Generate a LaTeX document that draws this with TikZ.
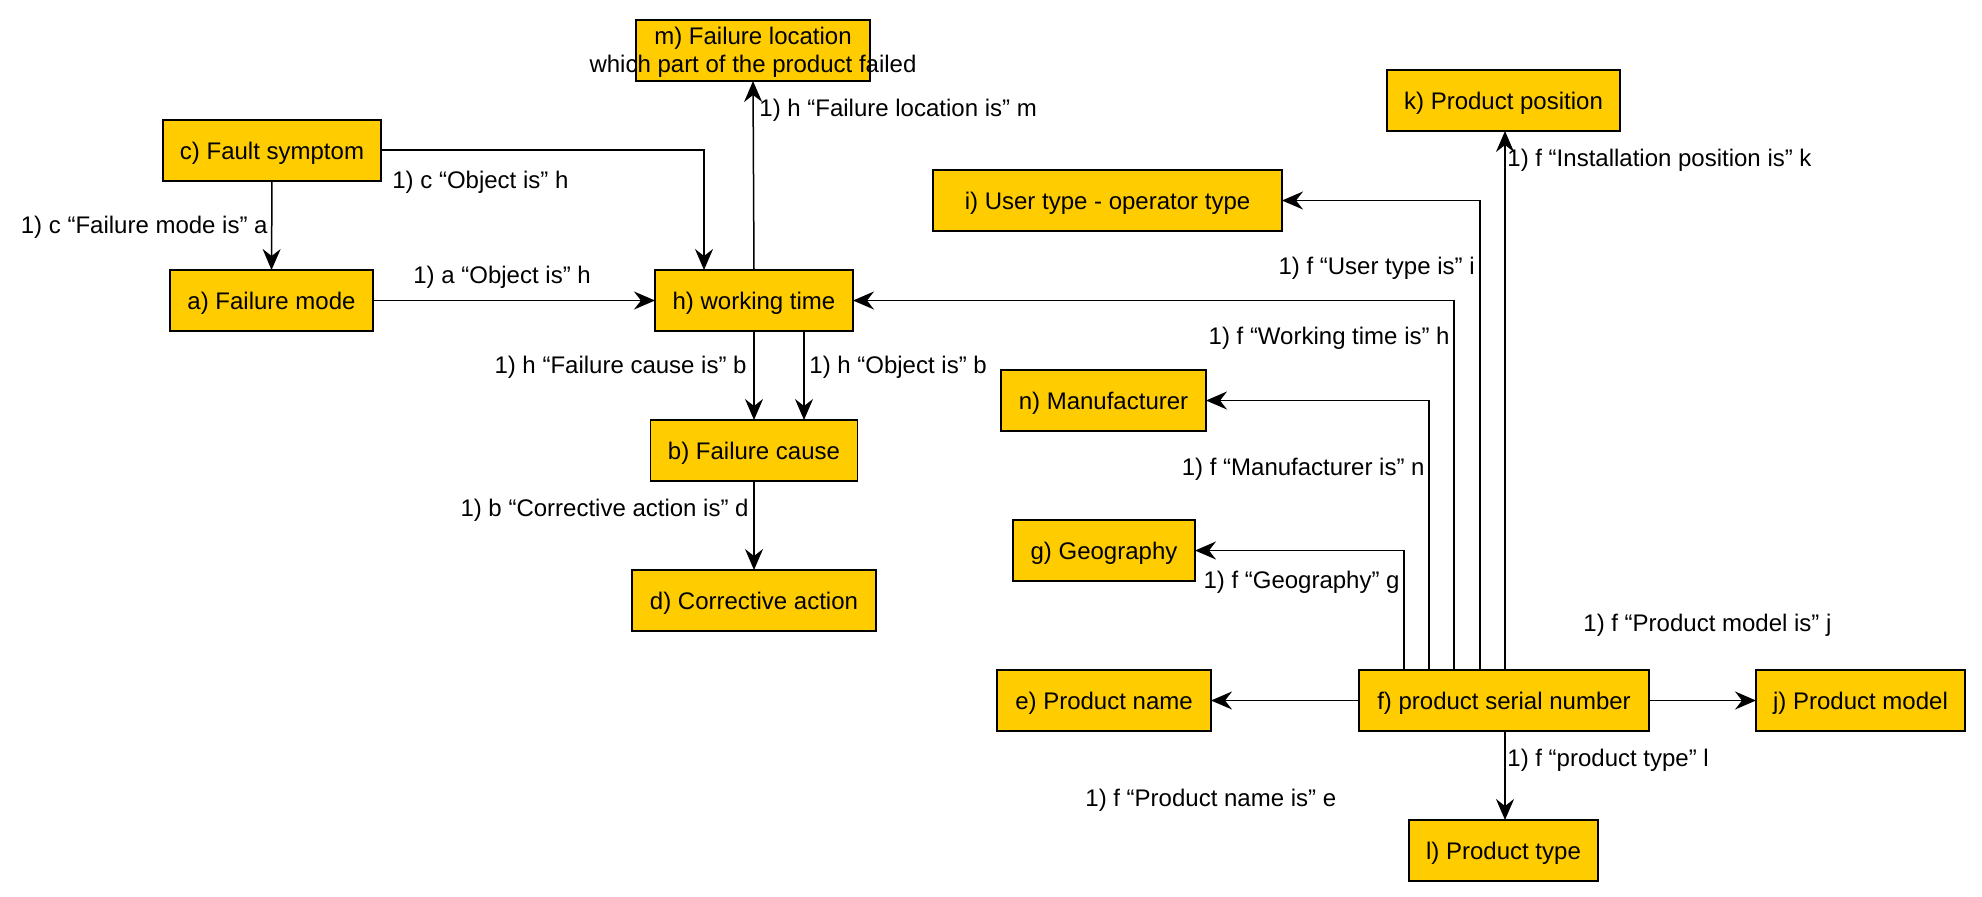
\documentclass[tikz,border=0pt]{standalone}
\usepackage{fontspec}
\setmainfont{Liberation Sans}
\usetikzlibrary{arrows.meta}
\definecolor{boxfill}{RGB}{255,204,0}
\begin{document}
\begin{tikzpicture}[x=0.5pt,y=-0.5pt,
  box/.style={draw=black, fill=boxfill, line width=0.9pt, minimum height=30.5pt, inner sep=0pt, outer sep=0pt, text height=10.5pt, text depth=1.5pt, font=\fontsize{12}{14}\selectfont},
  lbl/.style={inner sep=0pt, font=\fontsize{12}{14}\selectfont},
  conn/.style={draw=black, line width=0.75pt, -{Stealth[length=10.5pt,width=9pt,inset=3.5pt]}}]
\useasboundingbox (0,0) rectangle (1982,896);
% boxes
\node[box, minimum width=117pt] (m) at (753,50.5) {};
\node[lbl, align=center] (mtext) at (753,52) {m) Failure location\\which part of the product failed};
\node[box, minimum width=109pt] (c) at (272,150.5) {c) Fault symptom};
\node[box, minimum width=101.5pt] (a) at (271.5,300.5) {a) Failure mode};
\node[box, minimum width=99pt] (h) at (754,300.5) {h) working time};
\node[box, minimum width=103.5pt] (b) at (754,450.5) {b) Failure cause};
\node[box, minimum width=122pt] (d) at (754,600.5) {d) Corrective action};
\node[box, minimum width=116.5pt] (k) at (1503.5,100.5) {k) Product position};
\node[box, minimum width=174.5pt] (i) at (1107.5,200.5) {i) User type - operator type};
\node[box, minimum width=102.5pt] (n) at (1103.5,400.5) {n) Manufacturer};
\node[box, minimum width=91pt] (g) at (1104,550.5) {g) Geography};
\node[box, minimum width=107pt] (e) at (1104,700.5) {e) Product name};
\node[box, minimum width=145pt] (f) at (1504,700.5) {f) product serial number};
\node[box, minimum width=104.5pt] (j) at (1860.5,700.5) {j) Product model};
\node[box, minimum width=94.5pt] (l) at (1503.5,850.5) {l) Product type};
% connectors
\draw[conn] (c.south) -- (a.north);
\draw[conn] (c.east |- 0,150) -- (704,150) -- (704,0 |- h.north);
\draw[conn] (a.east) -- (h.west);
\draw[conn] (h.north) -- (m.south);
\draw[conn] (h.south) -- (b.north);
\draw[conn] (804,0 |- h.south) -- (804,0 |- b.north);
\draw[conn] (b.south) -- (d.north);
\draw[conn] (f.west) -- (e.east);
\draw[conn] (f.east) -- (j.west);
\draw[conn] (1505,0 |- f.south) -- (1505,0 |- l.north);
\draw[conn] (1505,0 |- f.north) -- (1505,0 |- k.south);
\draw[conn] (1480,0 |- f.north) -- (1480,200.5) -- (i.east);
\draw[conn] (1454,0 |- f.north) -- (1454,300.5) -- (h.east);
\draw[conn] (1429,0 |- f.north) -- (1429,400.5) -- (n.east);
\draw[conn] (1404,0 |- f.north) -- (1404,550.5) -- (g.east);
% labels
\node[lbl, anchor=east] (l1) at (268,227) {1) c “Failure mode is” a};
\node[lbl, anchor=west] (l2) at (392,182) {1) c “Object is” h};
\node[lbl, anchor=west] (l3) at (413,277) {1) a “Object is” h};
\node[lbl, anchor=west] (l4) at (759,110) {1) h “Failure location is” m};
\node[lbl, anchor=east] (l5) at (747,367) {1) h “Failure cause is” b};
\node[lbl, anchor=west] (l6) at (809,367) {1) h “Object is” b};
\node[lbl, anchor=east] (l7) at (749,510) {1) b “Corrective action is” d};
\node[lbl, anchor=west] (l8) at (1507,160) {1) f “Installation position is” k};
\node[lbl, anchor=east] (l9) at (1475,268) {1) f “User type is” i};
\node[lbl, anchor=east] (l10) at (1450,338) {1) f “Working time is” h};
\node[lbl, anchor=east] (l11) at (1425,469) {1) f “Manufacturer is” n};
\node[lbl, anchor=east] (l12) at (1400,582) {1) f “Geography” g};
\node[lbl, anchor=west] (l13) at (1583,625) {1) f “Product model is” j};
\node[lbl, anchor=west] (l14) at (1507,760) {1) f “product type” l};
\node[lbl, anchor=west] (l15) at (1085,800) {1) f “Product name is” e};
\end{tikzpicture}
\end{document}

--

#### What is expected:
Restate the full listing verbatim and drop every picture.

#### Exercise answer:
Generate a LaTeX document that draws this with TikZ.
\documentclass[tikz,border=0pt]{standalone}
\usepackage{fontspec}
\setmainfont{Liberation Sans}
\usetikzlibrary{arrows.meta}
\definecolor{boxfill}{RGB}{255,204,0}
\begin{document}
\begin{tikzpicture}[x=0.5pt,y=-0.5pt,
  box/.style={draw=black, fill=boxfill, line width=0.9pt, minimum height=30.5pt, inner sep=0pt, outer sep=0pt, text height=10.5pt, text depth=1.5pt, font=\fontsize{12}{14}\selectfont},
  lbl/.style={inner sep=0pt, font=\fontsize{12}{14}\selectfont},
  conn/.style={draw=black, line width=0.75pt, -{Stealth[length=10.5pt,width=9pt,inset=3.5pt]}}]
\useasboundingbox (0,0) rectangle (1982,896);
% boxes
\node[box, minimum width=117pt] (m) at (753,50.5) {};
\node[lbl, align=center] (mtext) at (753,52) {m) Failure location\\which part of the product failed};
\node[box, minimum width=109pt] (c) at (272,150.5) {c) Fault symptom};
\node[box, minimum width=101.5pt] (a) at (271.5,300.5) {a) Failure mode};
\node[box, minimum width=99pt] (h) at (754,300.5) {h) working time};
\node[box, minimum width=103.5pt] (b) at (754,450.5) {b) Failure cause};
\node[box, minimum width=122pt] (d) at (754,600.5) {d) Corrective action};
\node[box, minimum width=116.5pt] (k) at (1503.5,100.5) {k) Product position};
\node[box, minimum width=174.5pt] (i) at (1107.5,200.5) {i) User type - operator type};
\node[box, minimum width=102.5pt] (n) at (1103.5,400.5) {n) Manufacturer};
\node[box, minimum width=91pt] (g) at (1104,550.5) {g) Geography};
\node[box, minimum width=107pt] (e) at (1104,700.5) {e) Product name};
\node[box, minimum width=145pt] (f) at (1504,700.5) {f) product serial number};
\node[box, minimum width=104.5pt] (j) at (1860.5,700.5) {j) Product model};
\node[box, minimum width=94.5pt] (l) at (1503.5,850.5) {l) Product type};
% connectors
\draw[conn] (c.south) -- (a.north);
\draw[conn] (c.east |- 0,150) -- (704,150) -- (704,0 |- h.north);
\draw[conn] (a.east) -- (h.west);
\draw[conn] (h.north) -- (m.south);
\draw[conn] (h.south) -- (b.north);
\draw[conn] (804,0 |- h.south) -- (804,0 |- b.north);
\draw[conn] (b.south) -- (d.north);
\draw[conn] (f.west) -- (e.east);
\draw[conn] (f.east) -- (j.west);
\draw[conn] (1505,0 |- f.south) -- (1505,0 |- l.north);
\draw[conn] (1505,0 |- f.north) -- (1505,0 |- k.south);
\draw[conn] (1480,0 |- f.north) -- (1480,200.5) -- (i.east);
\draw[conn] (1454,0 |- f.north) -- (1454,300.5) -- (h.east);
\draw[conn] (1429,0 |- f.north) -- (1429,400.5) -- (n.east);
\draw[conn] (1404,0 |- f.north) -- (1404,550.5) -- (g.east);
% labels
\node[lbl, anchor=east] (l1) at (268,227) {1) c “Failure mode is” a};
\node[lbl, anchor=west] (l2) at (392,182) {1) c “Object is” h};
\node[lbl, anchor=west] (l3) at (413,277) {1) a “Object is” h};
\node[lbl, anchor=west] (l4) at (759,110) {1) h “Failure location is” m};
\node[lbl, anchor=east] (l5) at (747,367) {1) h “Failure cause is” b};
\node[lbl, anchor=west] (l6) at (809,367) {1) h “Object is” b};
\node[lbl, anchor=east] (l7) at (749,510) {1) b “Corrective action is” d};
\node[lbl, anchor=west] (l8) at (1507,160) {1) f “Installation position is” k};
\node[lbl, anchor=east] (l9) at (1475,268) {1) f “User type is” i};
\node[lbl, anchor=east] (l10) at (1450,338) {1) f “Working time is” h};
\node[lbl, anchor=east] (l11) at (1425,469) {1) f “Manufacturer is” n};
\node[lbl, anchor=east] (l12) at (1400,582) {1) f “Geography” g};
\node[lbl, anchor=west] (l13) at (1583,625) {1) f “Product model is” j};
\node[lbl, anchor=west] (l14) at (1507,760) {1) f “product type” l};
\node[lbl, anchor=west] (l15) at (1085,800) {1) f “Product name is” e};
\end{tikzpicture}
\end{document}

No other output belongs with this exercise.